Industry Recommendations for Implementation
Publishers consistently seek auction structures that maximize yield and fill rates, and the industry has produced a number of concrete proposals for how to rationalize the layered auction problem. Most modern implementations are built on the OpenRTB protocol, which provides specific fields to communicate auction type in bid requests — allowing SSPs to signal to DSPs whether a given auction is first- or second-price.
Dynamic Switching Between First- and Second-Price Auctions
OpenX has been among the most active proponents of first-price auctions, enabling first-price mechanics on its platform and explaining the rationale to demand partners. The goal is to improve the competitiveness of DSP bids when those bids flow into subsequent header-bidding auctions.
OpenX recommends that first-price auctions be used for all non-final auctions — for example, when the final auction occurs at the header-bidding wrapper level. In that context, it is in the demand partner's interest to submit a first-price bid, since it increases the likelihood of surviving to the final stage. When OpenX itself runs the final auction, a second-price model is used as normal.
Second-Price Auction Administered Only by the Publisher
PubMatic has proposed an alternative integration method: SSPs pass their first-price bids directly to the publisher, who then runs a single second-price auction to determine the winner and set the clearing price. This is the inverse of the current standard, where SSPs return a second-price clearing price to the wrapper.

Under this model, publishers and technology platforms can focus on creating value and improving overall industry economics rather than gaming multi-level auction structures.
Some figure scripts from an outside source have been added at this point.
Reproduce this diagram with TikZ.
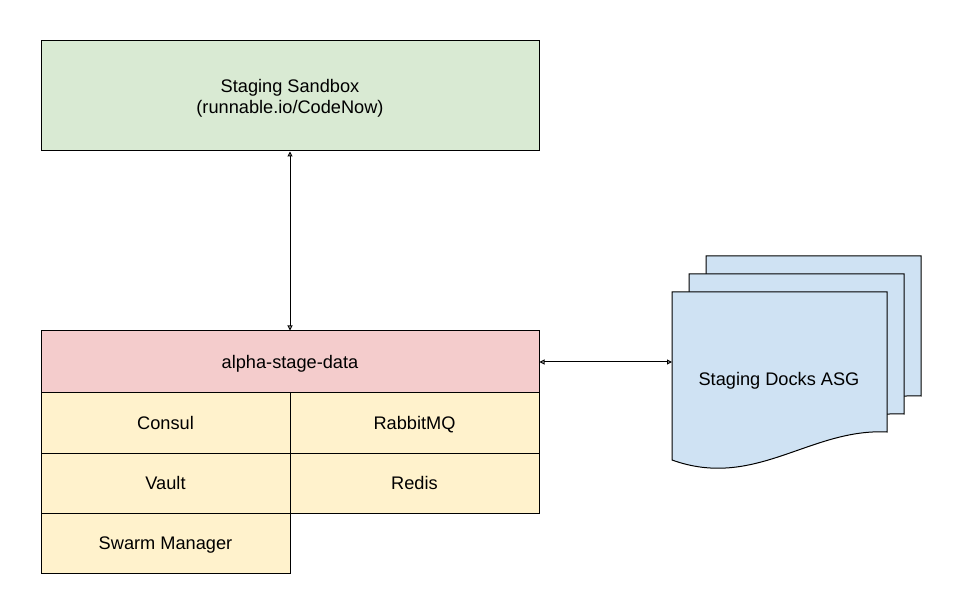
\documentclass[tikz,border=0pt]{standalone}
\usepackage{fontspec}
\setmainfont{Liberation Sans}
\usepackage{xcolor}
\usetikzlibrary{arrows.meta,positioning}
\definecolor{sandboxgreen}{HTML}{D9EAD3}
\definecolor{datared}{HTML}{F4CCCC}
\definecolor{cellyellow}{HTML}{FFF2CC}
\definecolor{docblue}{HTML}{CFE2F3}
\tikzset{
	box/.style={draw, line width=1pt, inner sep=0pt, align=center, font=\fontsize{18.2}{21}\selectfont},
	cell/.style={box, fill=cellyellow, minimum width=249pt, minimum height=60pt, text height=13pt, text depth=0pt},
	link/.style={line width=1pt, {Triangle[open,length=5pt,width=5pt]}-{Triangle[open,length=5pt,width=5pt]}},
	docpage/.style={draw, line width=1pt, fill=docblue}
}
\begin{document}
\begin{tikzpicture}[x=1pt, y=-1pt]
		\useasboundingbox (0,0) rectangle (959,612);
		\node[box, fill=sandboxgreen, minimum width=498pt, minimum height=110pt] (sandbox) at (290, 96) {\rule{0pt}{17pt}Staging Sandbox\\(runnable.io/CodeNow)};
		\node[box, fill=datared, minimum width=498pt, minimum height=62pt, text height=13pt, text depth=0pt] (data) at (290, 362) {alpha-stage-data};
		\node[cell] (consul) at (165.5, 423) {Consul};
		\node[cell] (rabbit) at (414.5, 423) {RabbitMQ};
		\node[cell] (vault) at (165.5, 483) {Vault};
		\node[cell] (redis) at (414.5, 483) {Redis};
		\node[cell] (swarm) at (165.5, 543) {Swarm Manager};
		% stacked pages
		\foreach \dx/\dy in {34/-36, 17/-18, 0/0} {
			\draw[docpage, shift={(\dx,\dy)}] (672, 292) -- (887, 292) -- (887, 432)
				.. controls (810, 428) and (755, 490) .. (672, 460) -- cycle;
		}
		\node[font=\fontsize{18.2}{21}\selectfont, text height=13pt, text depth=0pt] (docs) at (779, 379) {Staging Docks ASG};
		\coordinate (docsin) at (672, 362);
		\draw[link] (sandbox.south) -- (data.north);
		\draw[link] (data.east) -- (docsin);
	\end{tikzpicture}
\end{document}
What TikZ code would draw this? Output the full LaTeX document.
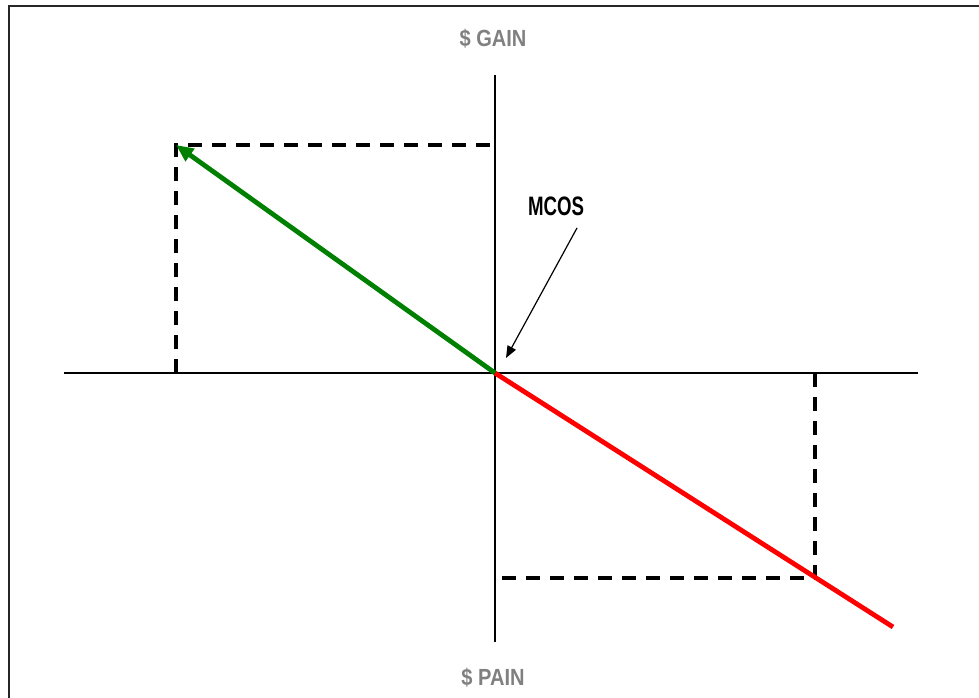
\documentclass[tikz,border=0pt]{standalone}
\usepackage{fontspec}
\setmainfont{Liberation Sans}
\newfontfamily\narrowfont{Liberation Sans}[FakeStretch=0.7]
\newfontfamily\semifont{Liberation Sans}[FakeStretch=0.86]
\usetikzlibrary{arrows.meta}
\definecolor{axgray}{HTML}{808080}
\definecolor{mygreen}{HTML}{008000}
\definecolor{myred}{HTML}{FF0000}
\begin{document}
\begin{tikzpicture}[x=0.75pt,y=-0.75pt,
  axisline/.style={black,line width=1.2pt},
  guide/.style={black,line width=2.8pt,dash pattern=on 10.5pt off 7.5pt},
  lbl/.style={font=\semifont\bfseries\fontsize{17.5}{21}\selectfont,text=axgray,inner sep=0pt},
  callout/.style={font=\narrowfont\bfseries\fontsize{20}{24}\selectfont,inner sep=0pt}]
\useasboundingbox (0,0) rectangle (979,698);
\draw[line width=1.6pt,black!85] (9,720) -- (9,6) -- (1000,6);
% axes
\coordinate (O) at (495,373);
\coordinate (xl) at (64,373);
\coordinate (xr) at (918,373);
\coordinate (yt) at (495,75);
\coordinate (yb) at (495,642);
\draw[axisline] (xl) -- (xr);
\draw[axisline] (yt) -- (yb);
% gain box
\coordinate (G) at (176,145);
\coordinate (Gy) at (495,145);
\coordinate (Gx) at (176,373);
\draw[guide] (Gx) -- (G) -- (Gy);
% pain box
\coordinate (P) at (815,578);
\coordinate (Px) at (815,373);
\coordinate (Py) at (495,578);
\draw[guide] (Px) -- (P) -- (Py);
% vectors
\coordinate (R) at (893,627);
\draw[myred,line width=3.6pt] (O) -- (R);
\draw[mygreen,line width=3.6pt,-{Triangle[length=13pt,width=11pt]}] (O) -- (G);
% labels
\node[lbl] (gain) at (493,39) {\$ GAIN};
\node[lbl] (pain) at (493,678) {\$ PAIN};
\node[callout] (mcos) at (556,206) {MCOS};
\coordinate (mcosA) at (577,228);
\coordinate (mcosB) at (506,358);
\draw[line width=0.9pt,-{Triangle[length=9pt,width=7pt]}] (mcosA) -- (mcosB);
\end{tikzpicture}
\end{document}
Giving publishers direct control over auction mechanics enables better control of revenue streams, reduces inefficiencies, and supports more meaningful use of segmentation, data fidelity, addressability, and viewability signals.
Where Things Stand
Programmatic ad buying has moved through a clear arc — from manual waterfalling, through header bidding, to increasingly sophisticated first- and second-price auction configurations. Auction mechanics have never been perfectly fair or transparent, but the current period of structural reform is pushing the ecosystem closer to a level playing field.
The direction of travel is clear: sequential auctions that obscure true market prices and favour buyers at the expense of publishers are being replaced by structures with simpler, more transparent rules. Whether that means pure first-price auctions, hybrid publisher-controlled models, or dynamic switching between types will depend on how SSPs, DSPs, and publishers negotiate the trade-offs — but the trend toward greater clarity in what buyers pay and what sellers receive is unlikely to reverse.